**MATERIAL TO PROCESS**
_ _ _ _

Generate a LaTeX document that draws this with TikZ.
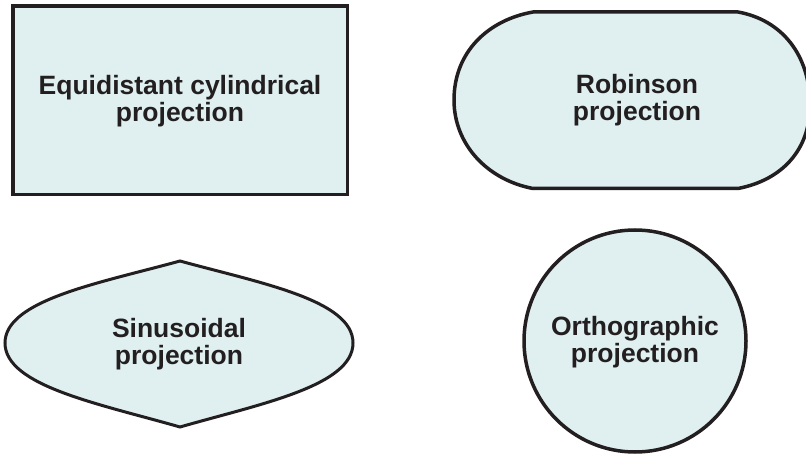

_ _ _ _

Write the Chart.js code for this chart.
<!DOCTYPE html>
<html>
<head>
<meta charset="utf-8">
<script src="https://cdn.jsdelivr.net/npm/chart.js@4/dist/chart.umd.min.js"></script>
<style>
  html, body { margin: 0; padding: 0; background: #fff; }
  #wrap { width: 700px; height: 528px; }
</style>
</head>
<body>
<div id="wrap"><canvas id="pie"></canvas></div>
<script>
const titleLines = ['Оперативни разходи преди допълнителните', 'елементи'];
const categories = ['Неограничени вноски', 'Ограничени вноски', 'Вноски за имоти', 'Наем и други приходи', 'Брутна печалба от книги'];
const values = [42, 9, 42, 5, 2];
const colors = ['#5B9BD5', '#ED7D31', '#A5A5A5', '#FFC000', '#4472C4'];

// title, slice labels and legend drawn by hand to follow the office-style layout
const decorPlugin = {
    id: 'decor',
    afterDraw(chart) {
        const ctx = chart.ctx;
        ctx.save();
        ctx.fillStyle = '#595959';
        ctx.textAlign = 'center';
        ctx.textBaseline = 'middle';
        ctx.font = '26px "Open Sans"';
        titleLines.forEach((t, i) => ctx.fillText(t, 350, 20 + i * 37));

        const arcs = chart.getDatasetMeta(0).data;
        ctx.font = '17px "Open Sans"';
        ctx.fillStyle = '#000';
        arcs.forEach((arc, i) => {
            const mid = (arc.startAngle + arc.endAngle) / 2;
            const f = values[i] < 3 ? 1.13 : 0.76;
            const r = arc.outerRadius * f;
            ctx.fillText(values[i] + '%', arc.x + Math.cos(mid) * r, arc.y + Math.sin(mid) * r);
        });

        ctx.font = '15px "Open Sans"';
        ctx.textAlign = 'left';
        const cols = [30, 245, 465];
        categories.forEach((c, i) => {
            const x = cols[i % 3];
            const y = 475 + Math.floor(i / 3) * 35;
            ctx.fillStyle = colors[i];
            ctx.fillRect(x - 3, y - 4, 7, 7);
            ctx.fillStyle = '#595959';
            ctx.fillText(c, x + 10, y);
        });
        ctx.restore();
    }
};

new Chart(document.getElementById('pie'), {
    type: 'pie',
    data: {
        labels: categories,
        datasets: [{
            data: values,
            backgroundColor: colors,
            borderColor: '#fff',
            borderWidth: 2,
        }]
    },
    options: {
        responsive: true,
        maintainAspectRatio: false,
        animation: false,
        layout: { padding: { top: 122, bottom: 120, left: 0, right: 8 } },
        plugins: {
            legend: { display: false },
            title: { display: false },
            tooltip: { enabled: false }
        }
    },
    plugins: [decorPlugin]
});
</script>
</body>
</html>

_ _ _ _

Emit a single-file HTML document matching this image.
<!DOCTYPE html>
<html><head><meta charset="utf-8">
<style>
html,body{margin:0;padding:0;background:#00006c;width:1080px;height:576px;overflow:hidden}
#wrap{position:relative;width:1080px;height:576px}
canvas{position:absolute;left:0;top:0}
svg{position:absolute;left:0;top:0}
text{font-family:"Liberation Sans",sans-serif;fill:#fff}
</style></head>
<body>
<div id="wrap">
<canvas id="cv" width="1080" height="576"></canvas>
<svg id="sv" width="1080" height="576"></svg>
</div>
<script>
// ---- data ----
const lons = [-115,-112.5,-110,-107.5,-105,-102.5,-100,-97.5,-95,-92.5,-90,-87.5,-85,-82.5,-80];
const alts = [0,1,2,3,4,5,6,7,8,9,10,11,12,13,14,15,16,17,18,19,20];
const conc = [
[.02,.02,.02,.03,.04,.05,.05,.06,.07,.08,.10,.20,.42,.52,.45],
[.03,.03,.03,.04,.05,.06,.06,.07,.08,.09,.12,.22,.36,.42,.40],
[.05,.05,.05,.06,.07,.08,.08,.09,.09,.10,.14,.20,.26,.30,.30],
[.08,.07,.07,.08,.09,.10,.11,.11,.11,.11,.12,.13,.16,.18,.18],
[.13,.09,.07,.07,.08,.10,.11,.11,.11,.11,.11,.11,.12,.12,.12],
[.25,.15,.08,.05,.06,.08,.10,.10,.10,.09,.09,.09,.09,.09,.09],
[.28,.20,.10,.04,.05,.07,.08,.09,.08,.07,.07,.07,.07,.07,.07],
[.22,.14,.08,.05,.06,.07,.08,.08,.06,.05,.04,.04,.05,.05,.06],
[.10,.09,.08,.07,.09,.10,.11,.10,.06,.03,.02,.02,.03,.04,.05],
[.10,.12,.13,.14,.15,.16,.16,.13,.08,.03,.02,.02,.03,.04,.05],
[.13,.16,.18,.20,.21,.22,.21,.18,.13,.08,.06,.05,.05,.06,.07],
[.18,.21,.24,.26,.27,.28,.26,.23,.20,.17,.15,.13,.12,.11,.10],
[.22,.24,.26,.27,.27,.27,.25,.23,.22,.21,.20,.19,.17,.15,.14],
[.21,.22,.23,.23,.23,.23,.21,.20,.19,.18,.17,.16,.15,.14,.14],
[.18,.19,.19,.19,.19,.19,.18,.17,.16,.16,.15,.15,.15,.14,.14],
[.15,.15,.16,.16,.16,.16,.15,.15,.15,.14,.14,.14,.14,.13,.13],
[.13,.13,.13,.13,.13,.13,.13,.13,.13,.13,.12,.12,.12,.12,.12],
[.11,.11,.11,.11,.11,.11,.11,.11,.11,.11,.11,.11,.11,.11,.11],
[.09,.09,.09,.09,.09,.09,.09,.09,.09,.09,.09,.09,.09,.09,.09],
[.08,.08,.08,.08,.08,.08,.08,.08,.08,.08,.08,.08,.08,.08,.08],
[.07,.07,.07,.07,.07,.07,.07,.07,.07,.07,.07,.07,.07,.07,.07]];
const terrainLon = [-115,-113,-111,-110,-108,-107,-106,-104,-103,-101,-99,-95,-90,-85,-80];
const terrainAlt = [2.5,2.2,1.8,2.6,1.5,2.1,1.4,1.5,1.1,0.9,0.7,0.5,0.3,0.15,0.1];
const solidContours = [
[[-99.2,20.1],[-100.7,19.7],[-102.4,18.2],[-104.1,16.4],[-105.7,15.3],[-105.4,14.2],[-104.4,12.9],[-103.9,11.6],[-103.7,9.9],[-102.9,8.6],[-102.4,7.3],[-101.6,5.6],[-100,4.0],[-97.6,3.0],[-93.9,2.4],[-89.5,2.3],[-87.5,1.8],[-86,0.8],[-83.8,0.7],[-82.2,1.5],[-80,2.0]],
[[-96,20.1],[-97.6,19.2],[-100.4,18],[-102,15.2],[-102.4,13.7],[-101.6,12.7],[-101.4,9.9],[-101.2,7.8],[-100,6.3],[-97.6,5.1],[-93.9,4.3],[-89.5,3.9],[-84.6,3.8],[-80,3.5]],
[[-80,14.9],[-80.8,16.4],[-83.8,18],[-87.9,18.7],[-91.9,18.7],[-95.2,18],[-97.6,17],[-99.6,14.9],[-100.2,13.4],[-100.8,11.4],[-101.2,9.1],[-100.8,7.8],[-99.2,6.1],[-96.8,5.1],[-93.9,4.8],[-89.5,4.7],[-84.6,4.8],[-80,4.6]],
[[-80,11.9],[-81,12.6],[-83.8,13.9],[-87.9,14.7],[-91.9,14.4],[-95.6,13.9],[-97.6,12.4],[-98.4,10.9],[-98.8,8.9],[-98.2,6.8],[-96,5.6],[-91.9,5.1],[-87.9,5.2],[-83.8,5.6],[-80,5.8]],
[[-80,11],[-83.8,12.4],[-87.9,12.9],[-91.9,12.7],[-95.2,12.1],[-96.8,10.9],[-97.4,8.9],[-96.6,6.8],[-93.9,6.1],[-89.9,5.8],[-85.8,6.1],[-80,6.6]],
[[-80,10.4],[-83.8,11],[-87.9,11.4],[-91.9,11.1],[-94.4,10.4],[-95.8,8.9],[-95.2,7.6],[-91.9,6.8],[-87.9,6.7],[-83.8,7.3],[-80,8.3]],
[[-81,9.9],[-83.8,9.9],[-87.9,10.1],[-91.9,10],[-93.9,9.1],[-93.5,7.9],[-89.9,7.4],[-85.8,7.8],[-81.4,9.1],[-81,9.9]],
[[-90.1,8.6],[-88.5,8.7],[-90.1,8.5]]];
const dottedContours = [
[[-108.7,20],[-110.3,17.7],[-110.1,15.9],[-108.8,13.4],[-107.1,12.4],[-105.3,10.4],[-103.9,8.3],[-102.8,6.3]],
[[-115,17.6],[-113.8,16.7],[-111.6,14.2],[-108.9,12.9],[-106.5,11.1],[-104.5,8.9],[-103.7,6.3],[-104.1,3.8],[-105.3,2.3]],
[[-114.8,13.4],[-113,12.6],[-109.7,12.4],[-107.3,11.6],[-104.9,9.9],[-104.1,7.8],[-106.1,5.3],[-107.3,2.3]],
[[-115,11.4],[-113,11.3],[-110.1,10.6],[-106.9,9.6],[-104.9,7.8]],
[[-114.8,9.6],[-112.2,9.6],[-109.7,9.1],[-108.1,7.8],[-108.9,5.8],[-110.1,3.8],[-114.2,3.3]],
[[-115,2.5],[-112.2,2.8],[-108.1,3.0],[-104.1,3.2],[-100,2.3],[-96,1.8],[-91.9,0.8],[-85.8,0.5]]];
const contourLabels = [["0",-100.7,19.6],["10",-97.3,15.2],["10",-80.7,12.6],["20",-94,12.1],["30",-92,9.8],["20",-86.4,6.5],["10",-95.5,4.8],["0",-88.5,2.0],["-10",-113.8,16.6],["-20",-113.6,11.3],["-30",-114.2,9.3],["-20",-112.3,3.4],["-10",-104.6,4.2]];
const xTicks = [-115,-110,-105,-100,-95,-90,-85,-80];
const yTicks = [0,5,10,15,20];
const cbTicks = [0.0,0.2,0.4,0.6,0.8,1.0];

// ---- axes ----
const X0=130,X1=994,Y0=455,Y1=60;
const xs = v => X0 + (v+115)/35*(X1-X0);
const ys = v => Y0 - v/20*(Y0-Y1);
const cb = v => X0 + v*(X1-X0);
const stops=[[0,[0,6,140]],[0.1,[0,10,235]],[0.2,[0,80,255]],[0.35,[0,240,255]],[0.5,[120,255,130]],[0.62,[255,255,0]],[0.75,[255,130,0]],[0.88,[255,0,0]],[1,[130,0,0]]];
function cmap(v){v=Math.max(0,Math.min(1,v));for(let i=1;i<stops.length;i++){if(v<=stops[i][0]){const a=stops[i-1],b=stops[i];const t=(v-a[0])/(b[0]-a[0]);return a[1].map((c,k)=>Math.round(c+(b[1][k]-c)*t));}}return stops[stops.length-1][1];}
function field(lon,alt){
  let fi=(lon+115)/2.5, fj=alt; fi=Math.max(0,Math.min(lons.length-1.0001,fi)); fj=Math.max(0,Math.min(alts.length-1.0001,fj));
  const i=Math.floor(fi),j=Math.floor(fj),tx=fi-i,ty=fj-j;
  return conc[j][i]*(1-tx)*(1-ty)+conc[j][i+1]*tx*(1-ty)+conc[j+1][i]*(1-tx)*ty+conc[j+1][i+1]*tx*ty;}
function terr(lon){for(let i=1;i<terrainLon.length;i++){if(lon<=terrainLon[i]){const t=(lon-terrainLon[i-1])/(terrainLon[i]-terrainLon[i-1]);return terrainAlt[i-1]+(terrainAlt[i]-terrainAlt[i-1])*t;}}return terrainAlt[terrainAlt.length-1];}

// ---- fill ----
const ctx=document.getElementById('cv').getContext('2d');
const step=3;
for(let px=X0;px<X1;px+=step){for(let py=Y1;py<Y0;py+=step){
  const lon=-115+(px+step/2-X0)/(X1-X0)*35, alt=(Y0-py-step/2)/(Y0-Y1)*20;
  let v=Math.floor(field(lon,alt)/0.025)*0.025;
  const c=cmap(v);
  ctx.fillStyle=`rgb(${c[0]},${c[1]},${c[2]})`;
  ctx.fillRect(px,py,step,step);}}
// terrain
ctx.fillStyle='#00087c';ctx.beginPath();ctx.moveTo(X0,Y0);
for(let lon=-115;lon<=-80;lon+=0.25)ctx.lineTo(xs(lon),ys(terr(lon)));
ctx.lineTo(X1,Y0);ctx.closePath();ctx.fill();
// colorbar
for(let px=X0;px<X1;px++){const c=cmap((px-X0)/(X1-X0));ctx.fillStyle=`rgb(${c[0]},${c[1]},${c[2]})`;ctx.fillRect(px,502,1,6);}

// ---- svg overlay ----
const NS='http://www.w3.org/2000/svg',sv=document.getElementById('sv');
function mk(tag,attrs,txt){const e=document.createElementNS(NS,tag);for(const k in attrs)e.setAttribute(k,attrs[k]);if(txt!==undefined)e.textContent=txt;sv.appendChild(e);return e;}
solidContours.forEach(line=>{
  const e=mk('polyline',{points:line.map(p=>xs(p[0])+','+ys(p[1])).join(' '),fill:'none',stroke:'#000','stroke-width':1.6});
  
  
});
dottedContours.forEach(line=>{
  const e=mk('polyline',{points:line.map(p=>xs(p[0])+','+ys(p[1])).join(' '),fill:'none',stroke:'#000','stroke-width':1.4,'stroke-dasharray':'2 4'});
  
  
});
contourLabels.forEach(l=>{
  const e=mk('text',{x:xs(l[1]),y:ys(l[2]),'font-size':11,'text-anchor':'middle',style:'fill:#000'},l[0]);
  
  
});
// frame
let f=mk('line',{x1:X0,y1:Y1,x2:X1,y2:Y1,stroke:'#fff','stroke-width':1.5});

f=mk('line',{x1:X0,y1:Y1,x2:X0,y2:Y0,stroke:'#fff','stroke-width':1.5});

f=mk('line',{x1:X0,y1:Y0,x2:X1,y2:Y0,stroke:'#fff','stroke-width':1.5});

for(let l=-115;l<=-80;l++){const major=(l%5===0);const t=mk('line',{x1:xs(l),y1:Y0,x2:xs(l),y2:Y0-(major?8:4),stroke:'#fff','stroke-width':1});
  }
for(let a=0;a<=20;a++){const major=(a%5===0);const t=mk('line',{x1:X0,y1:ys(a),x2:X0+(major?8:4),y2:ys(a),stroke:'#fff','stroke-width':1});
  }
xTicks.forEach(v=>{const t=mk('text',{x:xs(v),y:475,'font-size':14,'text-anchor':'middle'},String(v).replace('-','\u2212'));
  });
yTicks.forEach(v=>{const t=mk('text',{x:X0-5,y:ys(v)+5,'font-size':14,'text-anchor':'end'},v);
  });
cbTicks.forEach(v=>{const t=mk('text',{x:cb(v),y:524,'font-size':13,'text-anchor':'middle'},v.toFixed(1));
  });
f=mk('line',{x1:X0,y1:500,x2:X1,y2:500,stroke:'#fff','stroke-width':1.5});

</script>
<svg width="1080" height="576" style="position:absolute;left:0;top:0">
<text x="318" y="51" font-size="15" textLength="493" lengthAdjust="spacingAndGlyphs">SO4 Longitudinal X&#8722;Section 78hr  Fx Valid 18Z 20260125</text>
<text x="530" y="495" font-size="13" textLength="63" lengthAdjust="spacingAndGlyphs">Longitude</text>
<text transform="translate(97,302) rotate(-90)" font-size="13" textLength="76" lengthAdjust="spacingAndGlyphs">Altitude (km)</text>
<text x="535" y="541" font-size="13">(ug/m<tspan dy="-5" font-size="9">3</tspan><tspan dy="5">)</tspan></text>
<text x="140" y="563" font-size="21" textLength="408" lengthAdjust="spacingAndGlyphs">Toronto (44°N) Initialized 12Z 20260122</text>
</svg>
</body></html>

_ _ _ _

**THE REQUEST**
Select all lines in the listing that include the word "document".

**REPLY**
Generate a LaTeX document that draws this with TikZ.
new Chart(document.getElementById('pie'), {
Emit a single-file HTML document matching this image.
const ctx=document.getElementById('cv').getContext('2d');
const NS='http://www.w3.org/2000/svg',sv=document.getElementById('sv');
function mk(tag,attrs,txt){const e=document.createElementNS(NS,tag);for(const k in attrs)e.setAttribute(k,attrs[k]);if(txt!==undefined)e.textContent=txt;sv.appendChild(e);return e;}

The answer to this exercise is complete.